Listing:
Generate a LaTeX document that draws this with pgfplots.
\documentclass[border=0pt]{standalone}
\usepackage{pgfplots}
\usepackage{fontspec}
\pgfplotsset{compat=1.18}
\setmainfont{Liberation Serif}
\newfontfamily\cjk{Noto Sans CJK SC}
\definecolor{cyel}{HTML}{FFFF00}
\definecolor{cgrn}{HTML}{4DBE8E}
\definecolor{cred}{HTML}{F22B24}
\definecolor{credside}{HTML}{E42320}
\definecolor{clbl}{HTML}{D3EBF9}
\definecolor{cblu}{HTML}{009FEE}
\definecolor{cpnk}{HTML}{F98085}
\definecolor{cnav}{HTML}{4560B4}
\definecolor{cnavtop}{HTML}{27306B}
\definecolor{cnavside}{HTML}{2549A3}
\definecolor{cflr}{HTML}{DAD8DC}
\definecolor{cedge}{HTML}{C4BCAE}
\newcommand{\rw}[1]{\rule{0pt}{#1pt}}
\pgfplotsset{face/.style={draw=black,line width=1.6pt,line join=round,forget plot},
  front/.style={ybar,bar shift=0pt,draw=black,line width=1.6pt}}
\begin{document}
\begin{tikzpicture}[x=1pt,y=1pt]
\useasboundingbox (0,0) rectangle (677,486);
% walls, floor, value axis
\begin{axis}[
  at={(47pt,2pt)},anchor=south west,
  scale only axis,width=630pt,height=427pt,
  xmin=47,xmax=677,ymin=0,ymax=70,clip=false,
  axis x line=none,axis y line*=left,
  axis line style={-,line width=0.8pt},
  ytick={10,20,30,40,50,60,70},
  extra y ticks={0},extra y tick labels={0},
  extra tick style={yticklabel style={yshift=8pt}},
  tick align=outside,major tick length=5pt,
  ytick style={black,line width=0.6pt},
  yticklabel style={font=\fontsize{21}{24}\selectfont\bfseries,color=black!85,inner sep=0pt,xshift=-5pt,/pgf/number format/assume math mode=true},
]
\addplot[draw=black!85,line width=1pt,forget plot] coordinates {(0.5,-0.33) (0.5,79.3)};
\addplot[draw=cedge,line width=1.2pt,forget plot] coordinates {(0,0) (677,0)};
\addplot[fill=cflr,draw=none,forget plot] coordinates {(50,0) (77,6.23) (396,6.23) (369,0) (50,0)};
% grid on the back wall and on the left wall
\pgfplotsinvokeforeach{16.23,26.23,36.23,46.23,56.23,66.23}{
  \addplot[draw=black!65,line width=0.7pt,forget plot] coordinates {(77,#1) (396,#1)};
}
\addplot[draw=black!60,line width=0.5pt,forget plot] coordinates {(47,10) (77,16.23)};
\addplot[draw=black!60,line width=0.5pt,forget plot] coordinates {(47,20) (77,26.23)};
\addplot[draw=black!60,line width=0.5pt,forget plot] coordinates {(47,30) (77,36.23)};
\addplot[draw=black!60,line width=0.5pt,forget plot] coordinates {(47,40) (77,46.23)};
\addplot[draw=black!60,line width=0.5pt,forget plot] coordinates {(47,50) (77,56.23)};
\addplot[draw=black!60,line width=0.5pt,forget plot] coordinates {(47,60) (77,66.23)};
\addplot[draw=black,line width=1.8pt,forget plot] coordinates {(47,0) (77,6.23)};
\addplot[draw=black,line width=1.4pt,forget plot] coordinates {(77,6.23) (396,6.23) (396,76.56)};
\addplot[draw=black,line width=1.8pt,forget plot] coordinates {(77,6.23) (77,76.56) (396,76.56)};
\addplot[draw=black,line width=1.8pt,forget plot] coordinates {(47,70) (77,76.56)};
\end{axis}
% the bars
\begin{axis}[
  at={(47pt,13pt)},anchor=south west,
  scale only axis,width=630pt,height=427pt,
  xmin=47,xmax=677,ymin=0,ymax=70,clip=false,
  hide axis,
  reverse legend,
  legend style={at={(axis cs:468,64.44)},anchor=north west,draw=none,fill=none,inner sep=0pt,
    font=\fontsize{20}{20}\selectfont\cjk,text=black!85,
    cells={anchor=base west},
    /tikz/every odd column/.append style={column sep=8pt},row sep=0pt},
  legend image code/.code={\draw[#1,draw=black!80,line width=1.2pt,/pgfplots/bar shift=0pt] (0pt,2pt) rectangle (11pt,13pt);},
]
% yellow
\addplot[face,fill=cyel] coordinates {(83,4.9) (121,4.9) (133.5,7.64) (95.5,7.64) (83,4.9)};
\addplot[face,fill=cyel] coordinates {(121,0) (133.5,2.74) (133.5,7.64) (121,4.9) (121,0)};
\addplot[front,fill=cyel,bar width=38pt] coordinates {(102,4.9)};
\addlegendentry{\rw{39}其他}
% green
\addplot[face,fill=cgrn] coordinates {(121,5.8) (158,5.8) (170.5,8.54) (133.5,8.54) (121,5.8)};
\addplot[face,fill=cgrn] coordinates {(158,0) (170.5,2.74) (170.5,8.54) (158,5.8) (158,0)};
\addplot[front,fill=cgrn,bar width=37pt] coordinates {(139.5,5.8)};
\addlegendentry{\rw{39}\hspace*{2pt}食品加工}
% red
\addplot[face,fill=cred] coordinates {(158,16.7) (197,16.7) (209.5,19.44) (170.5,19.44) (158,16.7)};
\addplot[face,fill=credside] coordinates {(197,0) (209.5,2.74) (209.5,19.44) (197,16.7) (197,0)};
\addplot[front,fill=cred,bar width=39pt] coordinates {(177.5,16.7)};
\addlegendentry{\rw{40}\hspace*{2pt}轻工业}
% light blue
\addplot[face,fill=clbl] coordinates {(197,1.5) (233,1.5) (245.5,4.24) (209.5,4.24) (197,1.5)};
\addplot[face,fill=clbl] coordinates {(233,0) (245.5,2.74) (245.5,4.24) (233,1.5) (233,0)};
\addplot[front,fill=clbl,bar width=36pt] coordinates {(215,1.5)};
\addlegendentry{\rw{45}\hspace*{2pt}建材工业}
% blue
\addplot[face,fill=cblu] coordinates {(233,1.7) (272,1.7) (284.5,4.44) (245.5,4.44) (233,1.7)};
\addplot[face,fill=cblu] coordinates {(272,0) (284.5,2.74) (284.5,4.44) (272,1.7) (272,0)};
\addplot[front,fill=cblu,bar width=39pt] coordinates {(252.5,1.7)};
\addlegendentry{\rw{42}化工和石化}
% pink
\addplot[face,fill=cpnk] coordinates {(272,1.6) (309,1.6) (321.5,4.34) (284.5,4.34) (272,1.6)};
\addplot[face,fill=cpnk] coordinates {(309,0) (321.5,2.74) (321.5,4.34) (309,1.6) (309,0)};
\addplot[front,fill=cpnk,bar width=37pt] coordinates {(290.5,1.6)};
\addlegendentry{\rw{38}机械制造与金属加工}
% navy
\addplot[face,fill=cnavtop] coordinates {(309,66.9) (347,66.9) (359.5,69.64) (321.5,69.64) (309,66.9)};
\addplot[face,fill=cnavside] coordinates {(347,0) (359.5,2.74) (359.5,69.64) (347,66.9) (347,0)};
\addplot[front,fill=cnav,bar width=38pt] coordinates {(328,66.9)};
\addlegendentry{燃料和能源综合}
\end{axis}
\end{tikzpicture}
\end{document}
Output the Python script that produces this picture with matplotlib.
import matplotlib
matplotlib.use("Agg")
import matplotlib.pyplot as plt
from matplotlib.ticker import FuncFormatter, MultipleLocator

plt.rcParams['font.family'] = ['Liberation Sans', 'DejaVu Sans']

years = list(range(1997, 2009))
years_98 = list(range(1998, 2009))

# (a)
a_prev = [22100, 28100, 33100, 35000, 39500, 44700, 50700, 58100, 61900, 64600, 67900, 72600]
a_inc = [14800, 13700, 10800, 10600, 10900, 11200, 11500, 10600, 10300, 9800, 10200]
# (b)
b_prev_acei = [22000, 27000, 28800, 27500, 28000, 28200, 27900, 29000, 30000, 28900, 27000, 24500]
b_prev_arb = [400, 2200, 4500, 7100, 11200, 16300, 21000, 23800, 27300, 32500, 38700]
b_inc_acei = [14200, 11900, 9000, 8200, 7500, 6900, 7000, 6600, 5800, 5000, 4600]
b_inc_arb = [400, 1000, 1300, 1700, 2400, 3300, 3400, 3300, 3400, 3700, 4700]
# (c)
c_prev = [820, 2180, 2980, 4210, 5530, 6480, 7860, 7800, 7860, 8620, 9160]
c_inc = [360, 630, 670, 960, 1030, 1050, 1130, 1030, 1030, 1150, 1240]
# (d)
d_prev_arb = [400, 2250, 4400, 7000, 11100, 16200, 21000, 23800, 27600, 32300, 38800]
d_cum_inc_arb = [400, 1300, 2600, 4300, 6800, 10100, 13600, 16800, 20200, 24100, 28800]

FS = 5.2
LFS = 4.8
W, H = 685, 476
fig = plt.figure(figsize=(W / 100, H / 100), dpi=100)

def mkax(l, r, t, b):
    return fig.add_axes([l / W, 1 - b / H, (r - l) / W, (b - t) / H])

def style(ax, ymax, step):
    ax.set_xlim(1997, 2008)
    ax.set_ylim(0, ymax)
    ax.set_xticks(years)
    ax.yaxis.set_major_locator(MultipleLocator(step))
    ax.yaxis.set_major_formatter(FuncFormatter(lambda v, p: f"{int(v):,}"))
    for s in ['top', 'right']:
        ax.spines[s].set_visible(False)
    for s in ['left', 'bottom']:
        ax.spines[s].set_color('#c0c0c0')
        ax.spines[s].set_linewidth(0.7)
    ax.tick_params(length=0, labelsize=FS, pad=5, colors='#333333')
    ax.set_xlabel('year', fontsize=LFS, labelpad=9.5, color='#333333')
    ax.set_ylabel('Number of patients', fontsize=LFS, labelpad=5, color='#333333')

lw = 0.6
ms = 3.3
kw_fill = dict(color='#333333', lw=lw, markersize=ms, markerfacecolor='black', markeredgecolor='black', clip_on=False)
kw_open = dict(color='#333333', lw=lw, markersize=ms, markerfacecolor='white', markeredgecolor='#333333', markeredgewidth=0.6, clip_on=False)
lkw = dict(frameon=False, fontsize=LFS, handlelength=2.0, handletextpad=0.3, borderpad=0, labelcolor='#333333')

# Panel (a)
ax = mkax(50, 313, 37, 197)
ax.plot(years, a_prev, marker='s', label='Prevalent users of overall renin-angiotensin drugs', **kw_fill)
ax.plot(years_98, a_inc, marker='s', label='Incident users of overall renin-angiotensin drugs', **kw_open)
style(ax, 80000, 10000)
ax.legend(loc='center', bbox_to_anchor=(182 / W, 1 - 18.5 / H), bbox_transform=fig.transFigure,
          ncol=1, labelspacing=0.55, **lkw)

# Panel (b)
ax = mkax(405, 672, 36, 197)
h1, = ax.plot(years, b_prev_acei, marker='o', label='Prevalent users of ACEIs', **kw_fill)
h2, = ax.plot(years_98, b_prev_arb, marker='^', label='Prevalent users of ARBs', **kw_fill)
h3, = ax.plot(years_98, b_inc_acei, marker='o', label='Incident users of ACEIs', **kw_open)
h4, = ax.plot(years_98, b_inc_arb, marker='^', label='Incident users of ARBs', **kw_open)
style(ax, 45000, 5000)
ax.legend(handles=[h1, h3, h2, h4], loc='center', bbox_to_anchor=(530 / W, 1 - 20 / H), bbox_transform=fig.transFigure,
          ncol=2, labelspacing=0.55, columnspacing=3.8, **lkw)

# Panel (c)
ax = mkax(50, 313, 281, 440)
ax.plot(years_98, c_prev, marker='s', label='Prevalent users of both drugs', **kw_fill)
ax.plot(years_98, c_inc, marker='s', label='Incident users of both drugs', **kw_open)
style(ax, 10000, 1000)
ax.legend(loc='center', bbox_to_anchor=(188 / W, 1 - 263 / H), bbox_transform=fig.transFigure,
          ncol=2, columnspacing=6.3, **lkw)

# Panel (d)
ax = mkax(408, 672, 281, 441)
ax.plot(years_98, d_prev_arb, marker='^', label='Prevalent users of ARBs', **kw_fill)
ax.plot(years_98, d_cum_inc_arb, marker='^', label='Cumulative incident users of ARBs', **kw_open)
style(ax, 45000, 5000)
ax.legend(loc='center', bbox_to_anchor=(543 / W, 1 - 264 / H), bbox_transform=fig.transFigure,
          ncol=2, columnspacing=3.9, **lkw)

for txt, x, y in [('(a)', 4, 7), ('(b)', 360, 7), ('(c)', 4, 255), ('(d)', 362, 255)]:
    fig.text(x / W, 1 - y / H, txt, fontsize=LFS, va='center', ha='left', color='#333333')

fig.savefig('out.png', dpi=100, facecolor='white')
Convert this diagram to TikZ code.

Brief:
Repeat the span of lines that opens with the line holding "Output the Python" and closes with the line holding "years_98 = list(range(1998, 2009))", exactly as it stands.

Response to this exercise:
Output the Python script that produces this picture with matplotlib.
import matplotlib
matplotlib.use("Agg")
import matplotlib.pyplot as plt
from matplotlib.ticker import FuncFormatter, MultipleLocator

plt.rcParams['font.family'] = ['Liberation Sans', 'DejaVu Sans']

years = list(range(1997, 2009))
years_98 = list(range(1998, 2009))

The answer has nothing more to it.